The Relationship Between Internalized Narratives and Self-Esteem

The most significant consequence of internalizing social narratives about singlehood is the effect on self-perception. Single people often carry a low-level background sense of deficiency that they attribute to their own qualities rather than to the cultural messaging they have absorbed.

This misattribution is important. When someone thinks "There must be something wrong with me," they are often responding to a narrative rather than to genuine evidence. The evidence in their actual life often does not support the narrative. Full friendships, meaningful work, genuine self-knowledge, a capacity for care and connection — none of this points to deficiency. But the narrative does not really rely on evidence. It relies on repetition and social reinforcement, both of which it receives in abundance.

The work of disengaging from internalized narratives is not simply positive thinking. It is a more fundamental examination: where did this belief come from? Is it really mine? What would I actually think about my situation if I had not been told, repeatedly and from many directions, what to think?

Developing a Less Mediated View of Single Life

Examining internalized narratives does not require rejecting the desire for partnership if that desire is genuine. It requires distinguishing between what you actually want and what you have been told to want.

Some single people, when they examine this distinction honestly, find that they genuinely want a relationship. The urgency they feel reflects real desire rather than absorbed narrative. For them, the examination clarifies the desire and removes some of the shame that had attached to it unnecessarily.

Others find that the desire for partnership, when examined, is less urgent than the narrative had led them to believe. Less unconditional too.
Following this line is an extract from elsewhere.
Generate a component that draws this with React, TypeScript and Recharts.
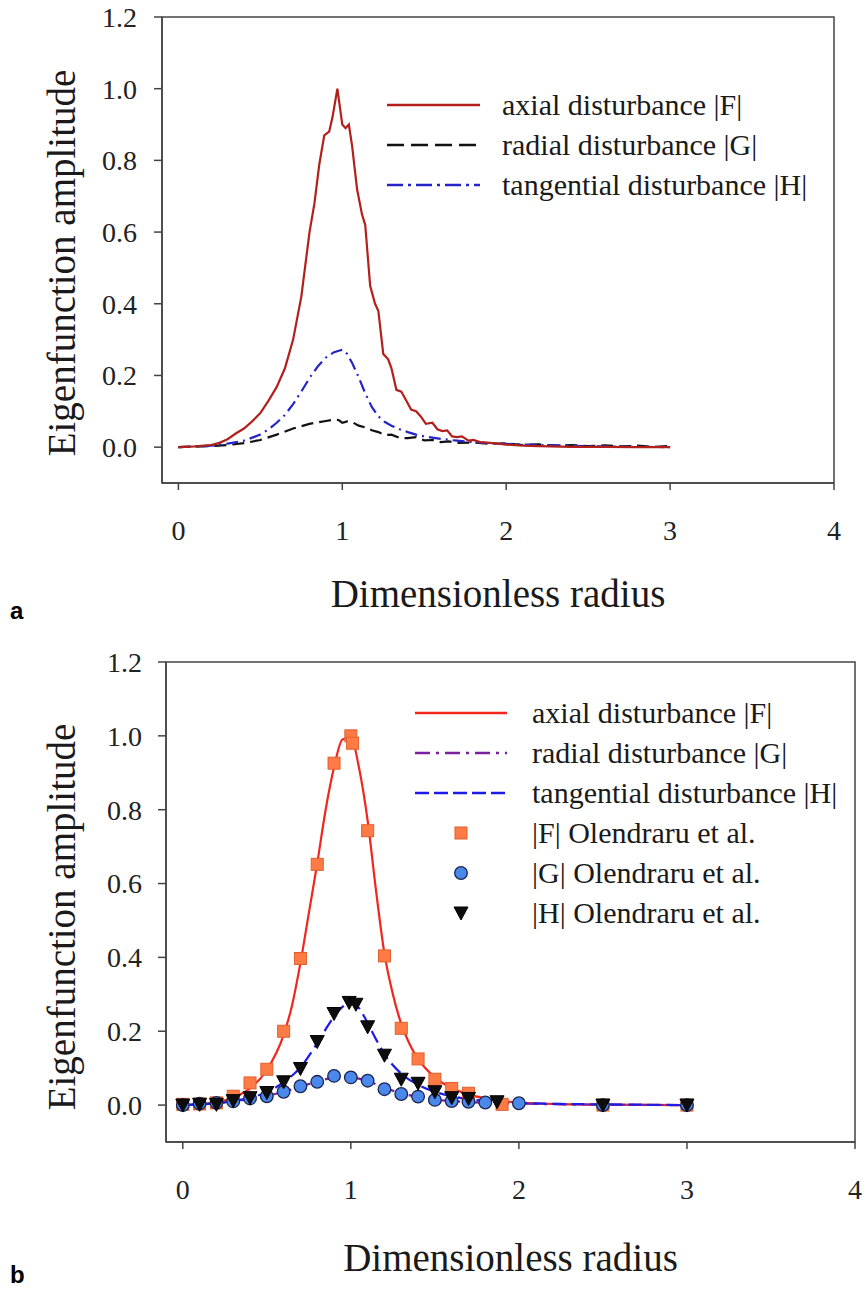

They discover a real preference for their single life — for its specific freedoms, its particular quality of self-determination, its own forms of richness — that was being obscured by the constant suggestion that this life is merely a stop on the way to something else.

Both findings are valid. What matters is that they are genuinely arrived at — products of honest reflection rather than the quiet continuation of a script that was never really chosen.

Conclusion

The social narratives surrounding singlehood are powerful precisely because they operate below the level of conscious examination. Single people internalize them not through agreement but through exposure — and the result is often a set of beliefs about their own situation that feel personal but are largely cultural.

Recognizing this does not make the desire for connection less real. It does not make single life automatically preferable to partnership. What it does is create space — to think more clearly, to want more honestly, and to live a single life that is actually chosen rather than simply endured while going somewhere else.